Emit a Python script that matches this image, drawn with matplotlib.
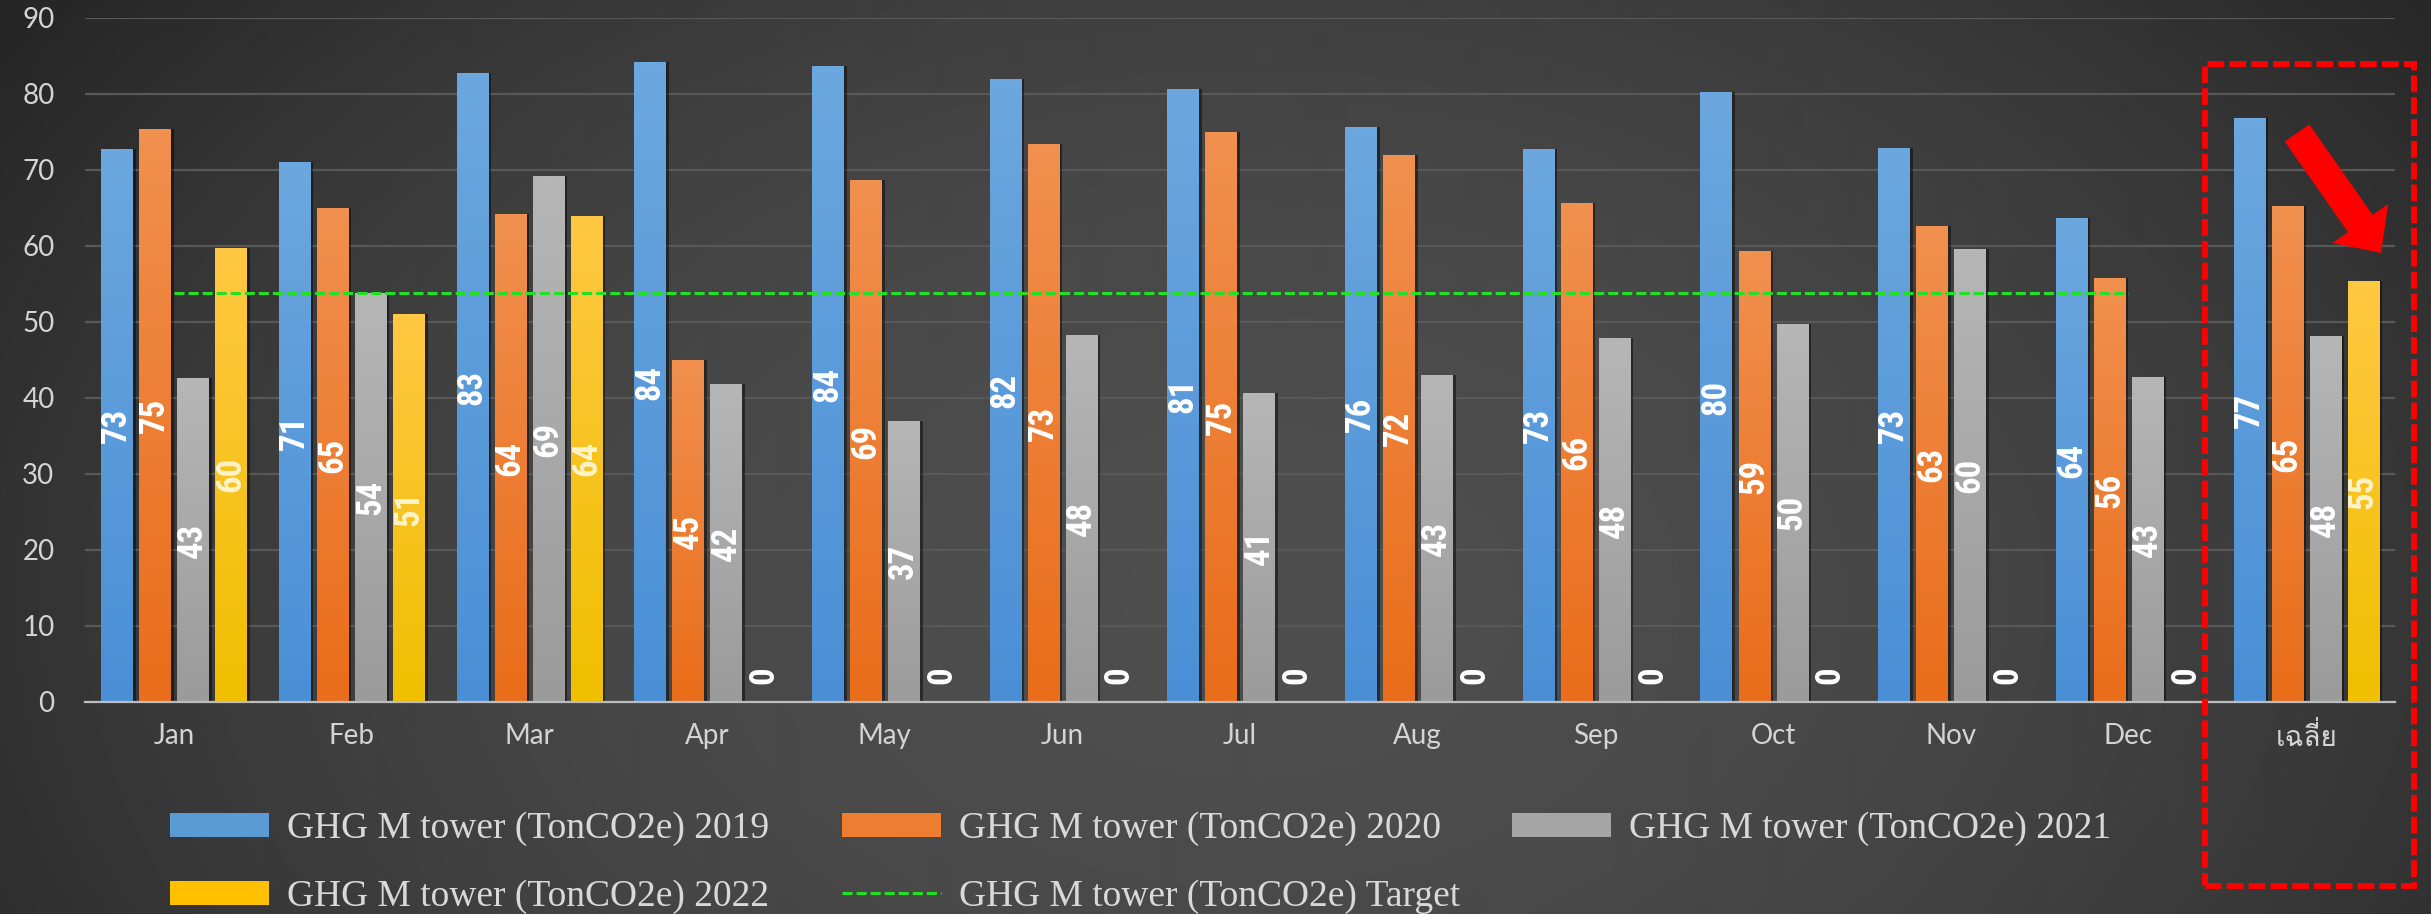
import numpy as np
import matplotlib
matplotlib.use("Agg")
import matplotlib.pyplot as plt
from matplotlib import font_manager as fm
from matplotlib.ft2font import FT2Font
from matplotlib.patches import Rectangle, Polygon, Patch
from matplotlib.lines import Line2D

# ---------------- data ----------------
categories = ["Jan", "Feb", "Mar", "Apr", "May", "Jun", "Jul", "Aug", "Sep",
              "Oct", "Nov", "Dec", "เฉลี่ย"]
ghg_2019 = [72.7, 71.0, 82.7, 84.2, 83.7, 82.0, 80.6, 75.6, 72.7, 80.2, 72.9, 63.7, 76.8]
ghg_2020 = [75.4, 65.0, 64.2, 45.0, 68.7, 73.4, 75.0, 72.0, 65.7, 59.3, 62.6, 55.8, 65.2]
ghg_2021 = [42.6, 53.8, 69.2, 41.8, 37.0, 48.3, 40.7, 43.0, 47.9, 49.8, 59.6, 42.8, 48.1]
ghg_2022 = [59.8, 51.0, 64.0, 0, 0, 0, 0, 0, 0, 0, 0, 0, 55.4]
target = [53.8] * 12 + [np.nan]
series_names = ["GHG M tower (TonCO2e) 2019", "GHG M tower (TonCO2e) 2020",
                "GHG M tower (TonCO2e) 2021", "GHG M tower (TonCO2e) 2022"]
target_name = "GHG M tower (TonCO2e) Target"

# ---------------- fonts ----------------
names = {f.name for f in fm.fontManager.ttflist}


def font_with(chars):
    for f in fm.fontManager.ttflist:
        try:
            cmap = FT2Font(f.fname).get_charmap()
        except Exception:
            continue
        if all(ord(c) in cmap for c in chars):
            return f.name
    return None


def narrow_bold():
    for nm in ["Liberation Sans Narrow", "Roboto Condensed", "Open Sans Condensed",
               "Noto Sans Condensed", "DejaVu Sans Condensed"]:
        if nm in names:
            return fm.FontProperties(family=nm, weight="bold")
    for f in fm.fontManager.ttflist:
        if "condensed" in f.fname.lower() and "bold" in f.fname.lower() \
                and "oblique" not in f.fname.lower() and "italic" not in f.fname.lower():
            return fm.FontProperties(fname=f.fname)
    return fm.FontProperties(family="Roboto" if "Roboto" in names else "DejaVu Sans",
                             weight="bold")


thai_font = font_with("เฉลี่ย") or "DejaVu Sans"
label_prop = narrow_bold()
label_prop.set_size(25)
tick_font = "Lato" if "Lato" in names else "DejaVu Sans"
legend_font = "Liberation Serif" if "Liberation Serif" in names else "DejaVu Serif"

W, H = 2431, 914
fig = plt.figure(figsize=(W / 100, H / 100), dpi=100)

# ---------------- background gradient ----------------
bg = fig.add_axes([0, 0, 1, 1], zorder=-10)
bg.axis("off")
yy, xx = np.mgrid[0:H:2, 0:W:2]
r = np.sqrt(((xx - 1250) / 1500.0) ** 2 + ((yy - 600) / 1000.0) ** 2)
c0, c1 = 78 / 255, 38 / 255
v = np.clip(c0 - (c0 - c1) * r ** 2, c1, c0)
bg.imshow(v, cmap="gray", vmin=0, vmax=1, aspect="auto", extent=[0, 1, 0, 1],
          origin="upper", interpolation="bilinear")
bg.set_xlim(0, 1)
bg.set_ylim(0, 1)

# ---------------- main axes ----------------
ax = fig.add_axes([85 / W, (H - 702) / H, 2310 / W, 684 / H])
ax.set_facecolor("none")

x = np.arange(len(categories))
bw = 0.175
step = 0.214
offsets = (np.arange(4) - 1.5) * step
series = [ghg_2019, ghg_2020, ghg_2021, ghg_2022]
grad_colors = [("#4a8fd6", "#6ca7df"), ("#e96d1a", "#f1904f"),
               ("#9b9b9b", "#b6b6b6"), ("#f0bf00", "#ffc842")]
solid = ["#5b9bd5", "#ed7d31", "#a5a5a5", "#ffc000"]
text_colors = ["white", "white", "white", "#fff3c8"]


def hex2rgb(h):
    return np.array([int(h[i:i + 2], 16) / 255 for i in (1, 3, 5)])


for i, vals in enumerate(series):
    xs = x + offsets[i]
    ax.bar(xs + 0.013, vals, bw + 0.012, color="black", alpha=0.45, zorder=2, linewidth=0)
    bars = ax.bar(xs, vals, bw, color=solid[i], zorder=3, linewidth=0)
    lo, hi = hex2rgb(grad_colors[i][0]), hex2rgb(grad_colors[i][1])
    t = np.linspace(0, 1, 64)[:, None, None]
    grad = lo * (1 - t) + hi * t
    for b, val, xc in zip(bars, vals, xs):
        if val > 0:
            im = ax.imshow(grad, extent=[b.get_x(), b.get_x() + b.get_width(), 0, val],
                           aspect="auto", origin="lower", zorder=3.5,
                           interpolation="bilinear")
            im.set_clip_path(b)
            ax.text(xc, val / 2, f"{round(val)}", rotation=90, ha="center", va="center",
                    fontproperties=label_prop, color=text_colors[i], zorder=6)
        else:
            ax.annotate(f"{round(val)}", (xc, 0), xytext=(0, 13), textcoords="offset points",
                        rotation=90, ha="center", va="bottom",
                        fontproperties=label_prop, color="white", zorder=6)

ax.plot(x, target, color="#22e022", lw=2.2, ls=(0, (3.3, 1.3)), zorder=7)

ax.set_xlim(-0.5, len(categories) - 0.5)
ax.set_ylim(0, 90)
ax.set_aspect("auto")
ax.set_yticks(np.arange(0, 91, 10))
ax.set_xticks(x)
ax.set_xticklabels(categories)
ax.yaxis.grid(True, color="#585858", lw=1.6)
ax.set_axisbelow(True)
for s in ["left", "right", "top"]:
    ax.spines[s].set_visible(False)
ax.spines["bottom"].set_color("#bdbdbd")
ax.spines["bottom"].set_linewidth(1.6)
ax.spines["bottom"].set_zorder(8)
ax.tick_params(axis="both", length=0, colors="#d4d4d4")
ax.tick_params(axis="x", pad=15, labelsize=20)
ax.tick_params(axis="y", pad=22, labelsize=20)
for lab in ax.get_xticklabels() + ax.get_yticklabels():
    lab.set_family(tick_font)
ax.get_xticklabels()[-1].set_family([thai_font, "DejaVu Sans"])

# ---------------- legend ----------------
handles = [Patch(facecolor=c, edgecolor="none") for c in solid]
handles.append(Line2D([], [], color="#22e022", lw=2.2, ls=(0, (3.3, 1.3))))
labels = series_names + [target_name]
leg_pos = [(170, 829), (842, 829), (1512, 829), (170, 897), (842, 897)]
for h, l, (px, py) in zip(handles, labels, leg_pos):
    fig.legend(handles=[h], labels=[l], loc="center left",
               bbox_to_anchor=(px / W, 1 - py / H), frameon=False,
               borderpad=0, borderaxespad=0, handlelength=2.65, handleheight=0.63,
               handletextpad=0.48,
               prop=fm.FontProperties(family=legend_font, size=27),
               labelcolor="#d9d9d9")

# ---------------- annotation box and arrow ----------------
def fpt(px, py):
    return (px / W, 1 - py / H)


x0, y0 = fpt(2205, 886)
x1, y1 = fpt(2414, 64)
fig.add_artist(Rectangle((x0, y0), x1 - x0, y1 - y0, transform=fig.transFigure,
                         fill=False, edgecolor="#ff0000", lw=4.3,
                         ls=(0, (2.8, 0.85)), joinstyle="miter", zorder=20))

T = np.array([2297.0, 133.0])
P = np.array([2381.0, 253.0])
d = (P - T) / np.linalg.norm(P - T)
n = np.array([-d[1], d[0]])
B = P - d * 36
sw, hw = 15, 34
pts = [T + n * sw, B + n * sw, B + n * hw, P, B - n * hw, B - n * sw, T - n * sw]
fig.add_artist(Polygon([fpt(*p) for p in pts], closed=True, transform=fig.transFigure,
                       facecolor="#ff0000", edgecolor="none", zorder=20))

fig.savefig("out.png", dpi=100)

- - - -

◆ Exercise task: Transcribe the full listing above exactly as it stands, minus the pictures.

◆ The result:
Emit a Python script that matches this image, drawn with matplotlib.
import numpy as np
import matplotlib
matplotlib.use("Agg")
import matplotlib.pyplot as plt
from matplotlib import font_manager as fm
from matplotlib.ft2font import FT2Font
from matplotlib.patches import Rectangle, Polygon, Patch
from matplotlib.lines import Line2D

# ---------------- data ----------------
categories = ["Jan", "Feb", "Mar", "Apr", "May", "Jun", "Jul", "Aug", "Sep",
              "Oct", "Nov", "Dec", "เฉลี่ย"]
ghg_2019 = [72.7, 71.0, 82.7, 84.2, 83.7, 82.0, 80.6, 75.6, 72.7, 80.2, 72.9, 63.7, 76.8]
ghg_2020 = [75.4, 65.0, 64.2, 45.0, 68.7, 73.4, 75.0, 72.0, 65.7, 59.3, 62.6, 55.8, 65.2]
ghg_2021 = [42.6, 53.8, 69.2, 41.8, 37.0, 48.3, 40.7, 43.0, 47.9, 49.8, 59.6, 42.8, 48.1]
ghg_2022 = [59.8, 51.0, 64.0, 0, 0, 0, 0, 0, 0, 0, 0, 0, 55.4]
target = [53.8] * 12 + [np.nan]
series_names = ["GHG M tower (TonCO2e) 2019", "GHG M tower (TonCO2e) 2020",
                "GHG M tower (TonCO2e) 2021", "GHG M tower (TonCO2e) 2022"]
target_name = "GHG M tower (TonCO2e) Target"

# ---------------- fonts ----------------
names = {f.name for f in fm.fontManager.ttflist}


def font_with(chars):
    for f in fm.fontManager.ttflist:
        try:
            cmap = FT2Font(f.fname).get_charmap()
        except Exception:
            continue
        if all(ord(c) in cmap for c in chars):
            return f.name
    return None


def narrow_bold():
    for nm in ["Liberation Sans Narrow", "Roboto Condensed", "Open Sans Condensed",
               "Noto Sans Condensed", "DejaVu Sans Condensed"]:
        if nm in names:
            return fm.FontProperties(family=nm, weight="bold")
    for f in fm.fontManager.ttflist:
        if "condensed" in f.fname.lower() and "bold" in f.fname.lower() \
                and "oblique" not in f.fname.lower() and "italic" not in f.fname.lower():
            return fm.FontProperties(fname=f.fname)
    return fm.FontProperties(family="Roboto" if "Roboto" in names else "DejaVu Sans",
                             weight="bold")


thai_font = font_with("เฉลี่ย") or "DejaVu Sans"
label_prop = narrow_bold()
label_prop.set_size(25)
tick_font = "Lato" if "Lato" in names else "DejaVu Sans"
legend_font = "Liberation Serif" if "Liberation Serif" in names else "DejaVu Serif"

W, H = 2431, 914
fig = plt.figure(figsize=(W / 100, H / 100), dpi=100)

# ---------------- background gradient ----------------
bg = fig.add_axes([0, 0, 1, 1], zorder=-10)
bg.axis("off")
yy, xx = np.mgrid[0:H:2, 0:W:2]
r = np.sqrt(((xx - 1250) / 1500.0) ** 2 + ((yy - 600) / 1000.0) ** 2)
c0, c1 = 78 / 255, 38 / 255
v = np.clip(c0 - (c0 - c1) * r ** 2, c1, c0)
bg.imshow(v, cmap="gray", vmin=0, vmax=1, aspect="auto", extent=[0, 1, 0, 1],
          origin="upper", interpolation="bilinear")
bg.set_xlim(0, 1)
bg.set_ylim(0, 1)

# ---------------- main axes ----------------
ax = fig.add_axes([85 / W, (H - 702) / H, 2310 / W, 684 / H])
ax.set_facecolor("none")

x = np.arange(len(categories))
bw = 0.175
step = 0.214
offsets = (np.arange(4) - 1.5) * step
series = [ghg_2019, ghg_2020, ghg_2021, ghg_2022]
grad_colors = [("#4a8fd6", "#6ca7df"), ("#e96d1a", "#f1904f"),
               ("#9b9b9b", "#b6b6b6"), ("#f0bf00", "#ffc842")]
solid = ["#5b9bd5", "#ed7d31", "#a5a5a5", "#ffc000"]
text_colors = ["white", "white", "white", "#fff3c8"]


def hex2rgb(h):
    return np.array([int(h[i:i + 2], 16) / 255 for i in (1, 3, 5)])


for i, vals in enumerate(series):
    xs = x + offsets[i]
    ax.bar(xs + 0.013, vals, bw + 0.012, color="black", alpha=0.45, zorder=2, linewidth=0)
    bars = ax.bar(xs, vals, bw, color=solid[i], zorder=3, linewidth=0)
    lo, hi = hex2rgb(grad_colors[i][0]), hex2rgb(grad_colors[i][1])
    t = np.linspace(0, 1, 64)[:, None, None]
    grad = lo * (1 - t) + hi * t
    for b, val, xc in zip(bars, vals, xs):
        if val > 0:
            im = ax.imshow(grad, extent=[b.get_x(), b.get_x() + b.get_width(), 0, val],
                           aspect="auto", origin="lower", zorder=3.5,
                           interpolation="bilinear")
            im.set_clip_path(b)
            ax.text(xc, val / 2, f"{round(val)}", rotation=90, ha="center", va="center",
                    fontproperties=label_prop, color=text_colors[i], zorder=6)
        else:
            ax.annotate(f"{round(val)}", (xc, 0), xytext=(0, 13), textcoords="offset points",
                        rotation=90, ha="center", va="bottom",
                        fontproperties=label_prop, color="white", zorder=6)

ax.plot(x, target, color="#22e022", lw=2.2, ls=(0, (3.3, 1.3)), zorder=7)

ax.set_xlim(-0.5, len(categories) - 0.5)
ax.set_ylim(0, 90)
ax.set_aspect("auto")
ax.set_yticks(np.arange(0, 91, 10))
ax.set_xticks(x)
ax.set_xticklabels(categories)
ax.yaxis.grid(True, color="#585858", lw=1.6)
ax.set_axisbelow(True)
for s in ["left", "right", "top"]:
    ax.spines[s].set_visible(False)
ax.spines["bottom"].set_color("#bdbdbd")
ax.spines["bottom"].set_linewidth(1.6)
ax.spines["bottom"].set_zorder(8)
ax.tick_params(axis="both", length=0, colors="#d4d4d4")
ax.tick_params(axis="x", pad=15, labelsize=20)
ax.tick_params(axis="y", pad=22, labelsize=20)
for lab in ax.get_xticklabels() + ax.get_yticklabels():
    lab.set_family(tick_font)
ax.get_xticklabels()[-1].set_family([thai_font, "DejaVu Sans"])

# ---------------- legend ----------------
handles = [Patch(facecolor=c, edgecolor="none") for c in solid]
handles.append(Line2D([], [], color="#22e022", lw=2.2, ls=(0, (3.3, 1.3))))
labels = series_names + [target_name]
leg_pos = [(170, 829), (842, 829), (1512, 829), (170, 897), (842, 897)]
for h, l, (px, py) in zip(handles, labels, leg_pos):
    fig.legend(handles=[h], labels=[l], loc="center left",
               bbox_to_anchor=(px / W, 1 - py / H), frameon=False,
               borderpad=0, borderaxespad=0, handlelength=2.65, handleheight=0.63,
               handletextpad=0.48,
               prop=fm.FontProperties(family=legend_font, size=27),
               labelcolor="#d9d9d9")

# ---------------- annotation box and arrow ----------------
def fpt(px, py):
    return (px / W, 1 - py / H)


x0, y0 = fpt(2205, 886)
x1, y1 = fpt(2414, 64)
fig.add_artist(Rectangle((x0, y0), x1 - x0, y1 - y0, transform=fig.transFigure,
                         fill=False, edgecolor="#ff0000", lw=4.3,
                         ls=(0, (2.8, 0.85)), joinstyle="miter", zorder=20))

T = np.array([2297.0, 133.0])
P = np.array([2381.0, 253.0])
d = (P - T) / np.linalg.norm(P - T)
n = np.array([-d[1], d[0]])
B = P - d * 36
sw, hw = 15, 34
pts = [T + n * sw, B + n * sw, B + n * hw, P, B - n * hw, B - n * sw, T - n * sw]
fig.add_artist(Polygon([fpt(*p) for p in pts], closed=True, transform=fig.transFigure,
                       facecolor="#ff0000", edgecolor="none", zorder=20))

fig.savefig("out.png", dpi=100)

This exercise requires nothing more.